According to the call for projects, the funding coming for this programme for this project covers half of the value of the project, which must me lower than 100,000. Therefore, the publishers who want to invest a certain amount of money must match this amount out of their own pockets. However, Bianca Floarea explained to those present that, despite the differences they’ve had in the past with the publishers, in this particular funding programme the interest of the publishers is to hire good translators, who will be able to negotiate their own contracts out of the funds granted.

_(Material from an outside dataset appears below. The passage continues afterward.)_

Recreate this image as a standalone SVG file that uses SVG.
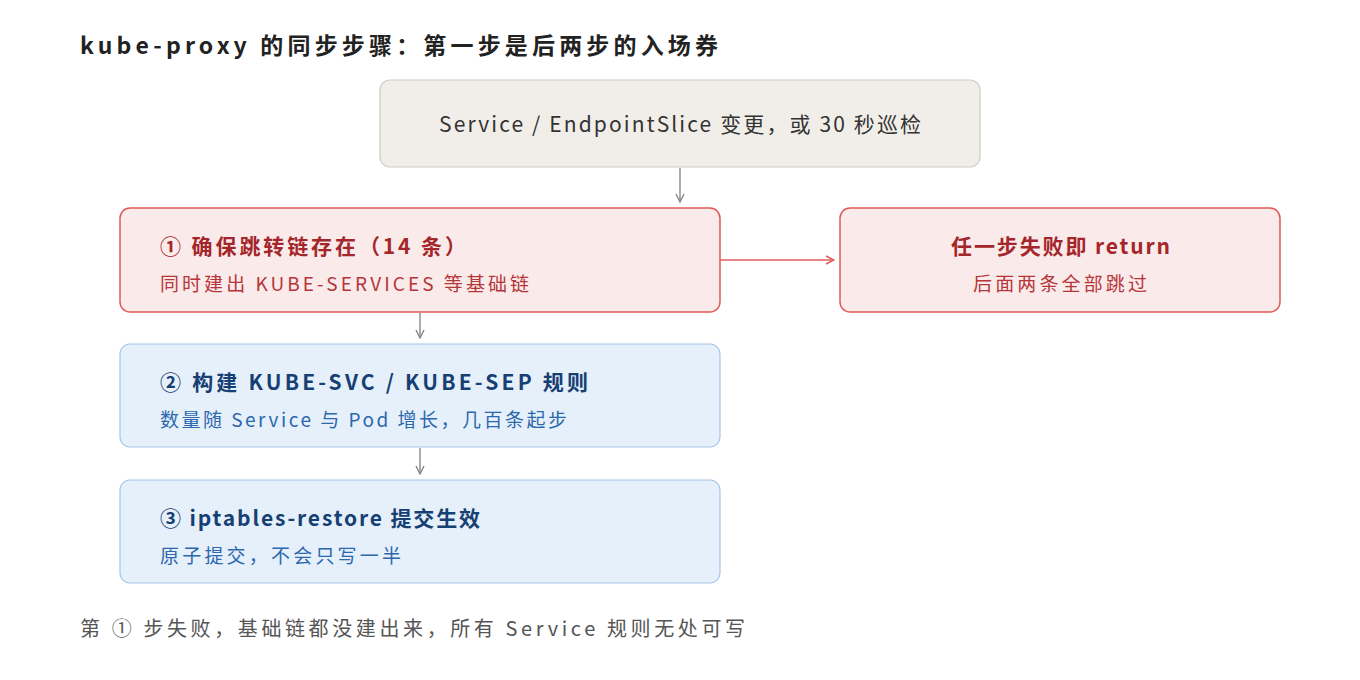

“Starting this year, the EU requires that translated books also include the translator’s bibliography, because this can contribute to their own promotion, which is a good thing. This is a mandatory requirement, the publishers have to do this. Moreover, starting with this budget, greater importance is given to the translator’s resume: the better he/she is, and the more experienced, the higher the chances for the publisher to get into the project,” Bianca Floarea explained.
Thus, the projects that must be submitted by 1 February have an assessment term of four months, the results will be published on 1 June and the contracts will be signed on 1 July. The implementation of the winning projects will start in earnest in September, and they will stretch over two years; meanwhile, the publishers that have been granted the funding will translate between three and ten books from one or several languages. In terms of countries in whose languages the translations can be made are all the EU member states, the accession candidates – among which, to the discontent of all those present, was included Bessarabia – and other countries from Eurasia, with Russia left out. “But Russia is not there! You left it off the list, but we should not neglect the Russian language on account of Putin, the way we did not neglect German on account of Hitler. Let us be angry with Russia, but leave Russian out of it, Russian is not the language of Putin, it is instead the language of its great classics!” remarked one of the translators in attendance.
Apart from the selection of languages, the advantage in this project, unlike in other projects using structural funds, is that 70% of the money promised by the European Commission will arrive immediately after the contract is signed, the rest being scheduled for payment at the end, rather than based on supporting documents, ensuring thus a good cash flow in the case of the publishing houses that have such issues.